Cut to Liz showing up at Maria's door and informing her that "my journal is missing." Maria shakes her head quizzically and so do I, hoping that she will repeat the last word of her previous sentence, which she very clearly pronounces with a hard "K" sound: "missink." She tells a now-panicky Maria that she "wrote things about Max." Everything, Maria asks? Yes, Maria, everythink. Maria: "Like where he's from, what he is, I mean, what he isn't?" Liz: "I mean everythink." Is this an affectation? A speech impediment that remains latent until moments of high drama such as this? Whatever it is, she'd better consider dropping it and fast; with no journal to keep her quietly pensive, Liz is going to have quite a bit of out-loud talking to do in this episode. And if she's having some trouble gaining a grasp on the tricky "gerund" form of the English language, well, we can only imagine what other problems Liz will soon begin havink.

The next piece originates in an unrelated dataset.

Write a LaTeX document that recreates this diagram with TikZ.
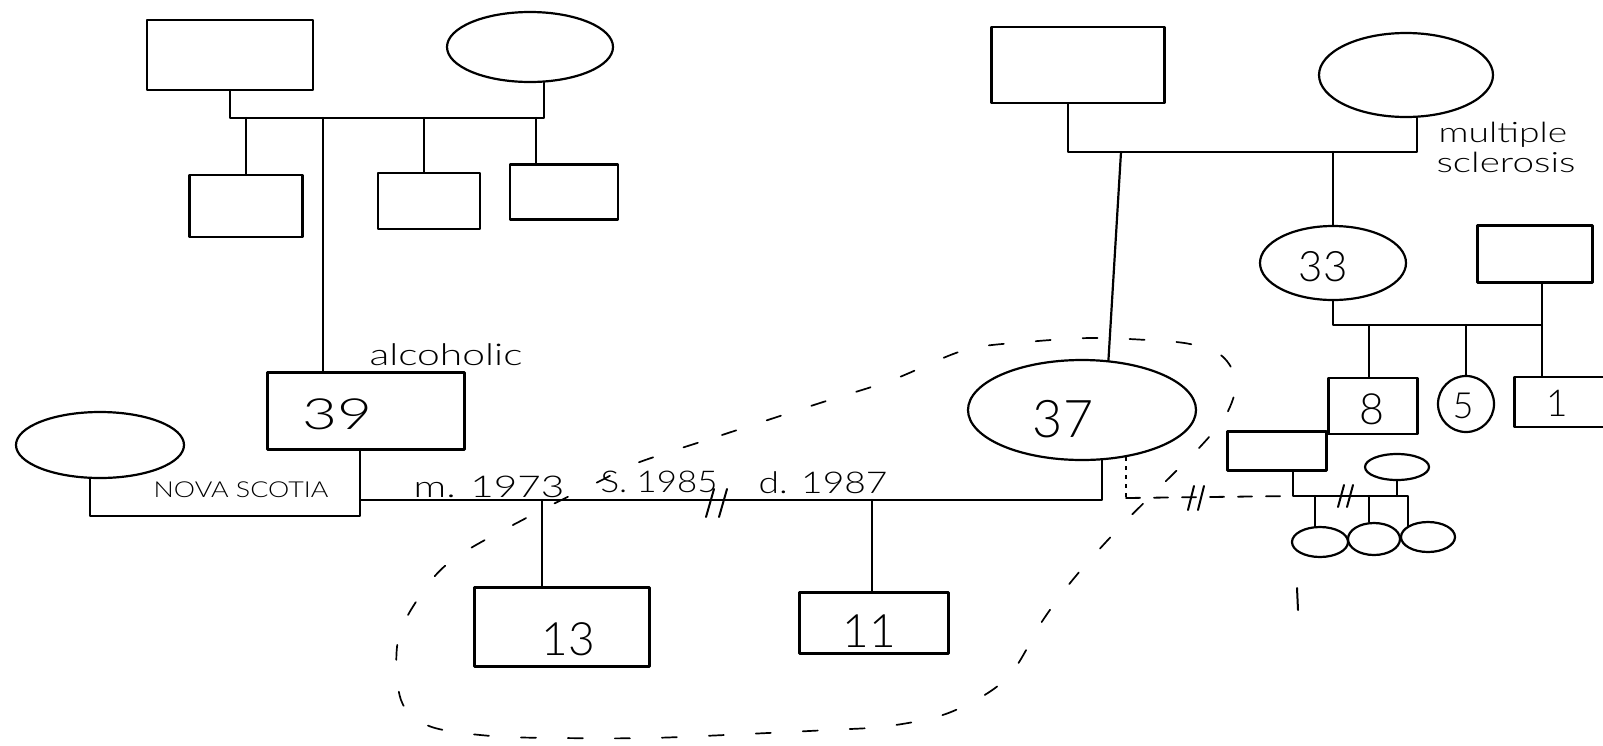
\documentclass[tikz,border=0pt]{standalone}
\usepackage{fontspec}
\setmainfont{Lato Light}
\usetikzlibrary{shapes.geometric,calc}
\begin{document}
\begin{tikzpicture}[x=1pt,y=-1pt,
  ink/.style={line width=2.2pt, line cap=round, line join=round},
  box/.style={ink, draw, rectangle, inner sep=0pt},
  oval/.style={ink, draw, ellipse, inner sep=0pt},
  link/.style={ink},
  num/.style={inner sep=0pt, font=\fontsize{#1}{#1}\selectfont},
  note/.style={inner sep=0pt, anchor=base, font=\fontsize{#1}{#1}\selectfont},
  slash/.style={line width=2pt, line cap=round},
  ring/.style={line width=1.7pt, line cap=round, dash pattern=on 15pt off 32pt},
  faint/.style={line width=1.8pt, line cap=round, dash pattern=on 14pt off 14pt}
]
\fill[white] (0,0) rectangle (1603,745);
\useasboundingbox (0,0) rectangle (1603,745);
\clip (0,0) rectangle (1603,745);

% ---- paternal side (left) ----
\node[box, minimum width=166pt, minimum height=70pt] (lgf) at (230,55) {};
\node[oval, minimum width=166pt, minimum height=70pt] (lgm) at (530,47) {};
\node[box, minimum width=113pt, minimum height=62pt] (ls1) at (246,206) {};
\node[box, minimum width=102pt, minimum height=56pt] (ls2) at (429,201) {};
\node[box, minimum width=108pt, minimum height=55pt] (ls3) at (564,192) {};
\node[box, minimum width=197pt, minimum height=77pt] (p39) at (366,411) {};
\node[oval, minimum width=168pt, minimum height=66pt] (lw) at (100,445) {};
\node[box, minimum width=175pt, minimum height=79pt] (c13) at (562,627) {};
\node[box, minimum width=149pt, minimum height=61pt] (c11) at (874,623) {};

% ---- maternal side (right) ----
\node[box, minimum width=173pt, minimum height=76pt] (rgf) at (1078,65) {};
\node[oval, minimum width=174pt, minimum height=84pt] (rgm) at (1406,75) {};
\node[oval, minimum width=228pt, minimum height=100pt] (p37) at (1082,410) {};
\node[oval, minimum width=146pt, minimum height=74pt] (p33) at (1333,263) {};
\node[box, minimum width=115pt, minimum height=57pt] (h33) at (1535,254) {};
\node[box, minimum width=89pt, minimum height=56pt] (c8) at (1373,406) {};
\node[oval, minimum width=56pt, minimum height=56pt] (c5) at (1466,404) {};
\node[box, minimum width=105pt, minimum height=50pt] (c1) at (1567,402) {};

% ---- new partner's household ----
\node[box, minimum width=99pt, minimum height=39pt] (nrect) at (1277,451) {};
\node[oval, minimum width=64pt, minimum height=26pt] (nell) at (1397,467) {};
\node[oval, minimum width=56pt, minimum height=30pt] (k1) at (1320,542) {};
\node[oval, minimum width=52pt, minimum height=32pt] (k2) at (1374,539) {};
\node[oval, minimum width=54pt, minimum height=30pt] (k3) at (1428,537) {};

% ---- ages ----
\node[num=43] (t39) at (337,414) {\scalebox{1.4}[1]{39}};
\node[num=52] (t37) at (1063,419) {37};
\node[num=46] (t13) at (568,639) {13};
\node[num=46] (t11) at (869,631) {11};
\node[num=42] (t33) at (1323,267) {33};
\node[num=43] (t8) at (1372,409) {8};
\node[num=36] (t5) at (1463,406) {5};
\node[num=37] (t1) at (1557,403) {1};

% ---- notes ----
\node[note=30] (alc) at (446,365) {\scalebox{1.36}[1]{alcoholic}};
\node[note=22] (ns) at (241,497) {\scalebox{1.22}[1]{NOVA SCOTIA}};
\node[note=30] (mar) at (489,497) {\scalebox{1.35}[1]{m. 1973}};
\node[note=30] (sep) at (659,492) {\scalebox{1.16}[1]{S. 1985}};
\node[note=30] (div) at (823,493) {\scalebox{1.24}[1]{d. 1987}};
\node[note=28] (ms1) at (1503,142) {\scalebox{1.33}[1]{multiple}};
\node[note=28] (ms2) at (1506,172) {\scalebox{1.38}[1]{sclerosis}};

% ---- paternal sibship ----
\coordinate (lbar) at (0,118);
\draw[link] (lgf.south) |- (lgm.-69 |- lbar) -- (lgm.-69);
\draw[link] (ls1.north) -- (ls1.north |- lbar);
\draw[link] (323,0 |- p39.north) -- (323,0 |- lbar);
\draw[link] (424,0 |- ls2.north) -- (424,0 |- lbar);
\draw[link] (536,0 |- ls3.north) -- (536,0 |- lbar);

% ---- marriage 39 / 37 and their children ----
\coordinate (mbar) at (0,500);
\draw[link] (p39.south -| 360,0) -- (360,0 |- mbar) -- (p37.-68 |- mbar) -- (p37.-68);
\coordinate (wbar) at (0,516);
\draw[link] (lw.-107) |- (360,0 |- wbar) -- (360,0 |- mbar);
\draw[link] (542,0 |- mbar) -- (542,0 |- c13.north);
\draw[link] (872,0 |- mbar) -- (872,0 |- c11.north);
\coordinate (cut1) at (718,503);
\draw[slash] ($(cut1)+(-12,14)$) -- ++(8,-28) ($(cut1)+(1,14)$) -- ++(8,-28);

% ---- maternal sibship ----
\coordinate (rbar) at (0,152);
\draw[link] (1068,0 |- rgf.south) |- (rgm.-76 |- rbar) -- (rgm.-76);
\draw[link] (1121,0 |- rbar) -- (p37.62);
\draw[link] (p33.north) -- (p33.north |- rbar);

% ---- 33's family ----
\coordinate (sbar) at (0,325);
\draw[link] (p33.south) |- (1542,0 |- sbar) -- (1542,0 |- h33.south);
\draw[link] (1369,0 |- sbar) -- (1369,0 |- c8.north);
\draw[link] (c5.north) -- (c5.north |- sbar);
\draw[link] (1542,0 |- sbar) -- (1542,0 |- c1.north);

% ---- new household ----
\coordinate (nbar) at (0,496);
\draw[link] (1293,0 |- nrect.south) -- (1293,0 |- nbar) -- (k3.north west |- nbar) -- (k3.north west);
\draw[link] (nell.south) -- (nell.south |- nbar);
\draw[link] (1315,0 |- nbar) -- (1315,0 |- k1.north);
\draw[link] (1369,0 |- nbar) -- (1369,0 |- k2.north);
\coordinate (cut2) at (1347,496);
\draw[slash] ($(cut2)+(-9,11)$) -- ++(6,-22) ($(cut2)+(0,11)$) -- ++(6,-22);

% ---- 37's new relationship ----
\coordinate (cbar) at (0,498);
\draw[line width=1.6pt, dash pattern=on 4pt off 5pt] (p37.-47) -- (p37.-47 |- cbar);
\draw[faint] (p37.-47 |- cbar) -- (1293,0 |- nbar);
\coordinate (cut3) at (1197,498);
\draw[slash] ($(cut3)+(-9,12)$) -- ++(6,-24) ($(cut3)+(1,12)$) -- ++(6,-24);

% ---- household boundary ----
\draw[ring] plot[smooth cycle, tension=0.55] coordinates {
  (637,463) (722,435) (820,403) (892,380) (965,350) (1027,342) (1090,338)
  (1147,340) (1190,344) (1222,356) (1236,382) (1226,415) (1200,447)
  (1165,482) (1120,527) (1075,577) (1043,620) (1007,678) (951,712)
  (889,726) (828,730) (746,734) (650,738) (562,738) (491,736) (429,726)
  (401,700) (398,640) (422,593) (455,558) (530,516) (598,482)};

% stray pen mark
\coordinate (pen) at (1297,588);
\draw[line width=2pt, line cap=round] (pen) -- ++(1,22);
\end{tikzpicture}
\end{document}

Fade in on Michael, sound asleep in his fake wood-paneled bedroom of The House That Drives. He awakens with a start ("I dreamt I was horribly poor! No, no, that's real. Oh.") and jumps out of bed, searching madly around. He grabs a notebook and then looks frantically around for a writing implement. He seizes upon a pencil, finding it, much like this entire sequence, to have no point. I watch transfixed as easily twenty minutes pass, Michael staring pensively at the unsharpened pencil. I know he's going to sharpen it with his hand. He knows he's going to sharpen it with his hand. Cloistered monks sequestered on snowy mountaintops for generations who still believe that our moods are determined by "bodily humors" and who are unacquainted with any advent in modern technology since the invention of, say, fire know he's going to sharpen it with his hand. So WHY do we pass an eon of time staring at Michael staring at the unsharpened pencil in his hand? Finally, Michael gives himself over to predictability and sharpens the damn pencil with his hand (that's so COOL! I didn't know he could do that) and begins sketching madly.

Cut to Michael loudly knocking on Max's window, where a soundly sleeping Max ("I had a dream that I was Dumbo and that people were STILL NOT OVER making fun of my ears. No, no, that's real, too.") rises and lets him in. Michael produces the pencil sketch of "what I saw that night in Valenti's office, when I touched the key," a drawing of a half-circle that he probably could have been confident enough to just draw in pen and not wasted the entire first half of the episode. Not that I'm complaining. Michael admits to Max that he doesn't know what the drawing means yet, and Max suggests that three in the morning might not be the time to discuss in depth his friend's new-found passion for the semicircular arts. Michael unfurls his sleeping bag and decides to spend the night, for once, in a house that doesn't come equipped with a turn signal.